--> Abstract: A Reconstruction of Global Sediment Fluxes Since the Late Jurassic: Fact, Fiction or Wishful Thinking?, by Paul Markwick, Daniel Campanile, Amanda Galsworthy, Lauren Raynham, Melise Harland, Kate Benny, Rob Bailiff, Kathelijne Bonne, Laura Hagan, Dorothea Eue, and Neil Wrobel; #90124 (2011)

Datapages, Inc.Print this page

Making the Next Giant Leap in Geosciences
April 10-13, 2011, Houston, Texas, USA

A Reconstruction of Global Sediment Fluxes Since the Late Jurassic: Fact, Fiction or Wishful Thinking?

Paul Markwick1; Daniel Campanile1; Amanda Galsworthy1; Lauren Raynham1; Melise Harland1; Kate Benny1; Rob Bailiff1; Kathelijne Bonne1; Laura Hagan1; Dorothea Eue1; Neil Wrobel1

(1) GETECH, Leeds, United Kingdom.

The evolution of accommodation space is key to determining hydrocarbon potential. It is dictated by three factors: subsidence rate, which is a function of tectonic regime and sediment loading; eustacy; and sediment supply. Of these, sediment supply is perhaps the most complex, encompassing all of the processes that affect sediment from production (source) to delivery (sink), including tectonics, surface processes, climate, vegetation, weathering and autogenic effects. Uncertainty is further exacerbated by the fact that basin hinterlands, which supply sediment, have little or no preserved record since they are, by definition, erosional.
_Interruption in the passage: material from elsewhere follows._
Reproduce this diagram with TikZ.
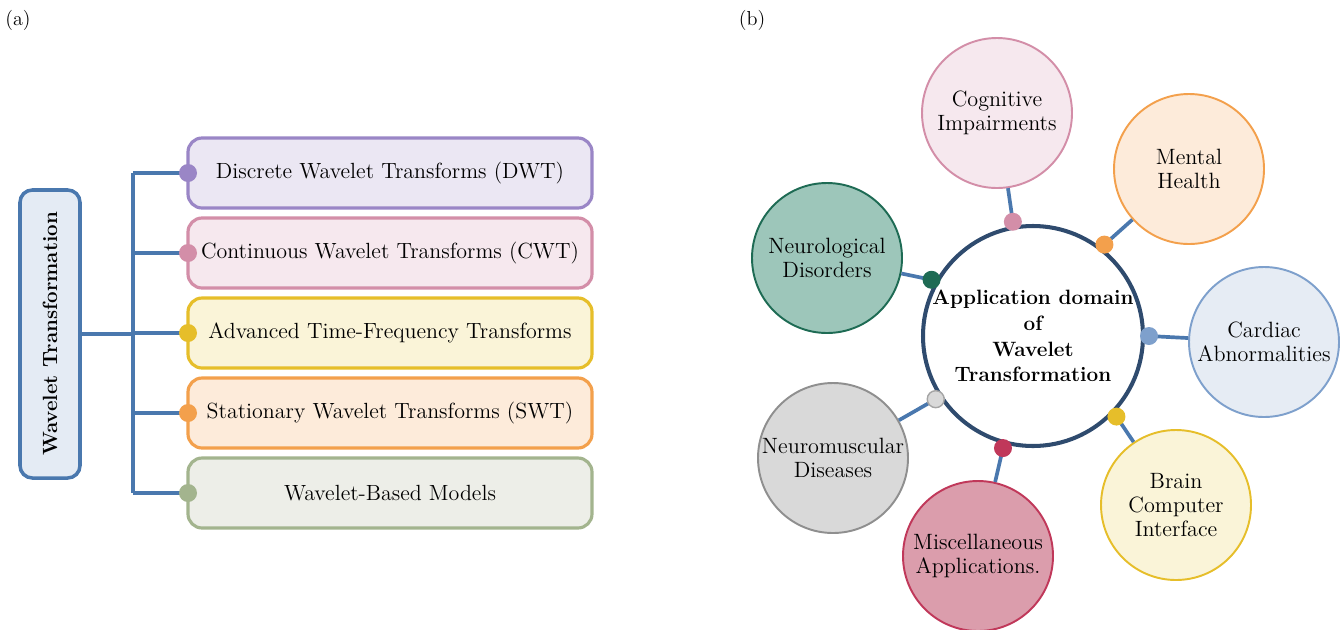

In this study we have used detailed palaeogeography as an alternative means of trying to reconstruct sediment supply. Maps have been constructed for each stage in the Cretaceous and Cenozoic, underpinned by a new global plate model. These have been built around a database of geological information. Each timeslice is represented by the following: GIS-based maps of palaeoenvironments and lithologies (contemporary sink areas); tectonophysiographic terrains (source areas, which are categorized according to the last thermo-mechanical regime to have affected that area); and intra-timeslice variations in shoreline. These are then converted into maps of palaeobathymetry, palaeoelevation and palaeodrainage.

Changes in elevation between adjacent timeslices are then calculated. This provides a first order indication of landscape evolution, but does not necessarily give an indication of denudation (the change in each crustal column, which then gives a measure of the sediment flux from each grid cell). This requires corrections for dynamic topography. Results are then checked against thermocronological, cosmogenic and sedimentological data. This is an iterative process, with derived sediment fluxes to basins then compared with measured sediment volumes, especially in areas of good well and seismic control. We have also made comparisons to the results of modeled fluxes using empirically derived equations, which have been applied to our palaeogeographies using our drainage basin reconstructions and the results of coupled Earth System models.

Whilst there are clearly uncertainties involved in this approach, the results are testable and we believe that this provides an effective method for predicting sediment supply in a robust, but inexpensive way.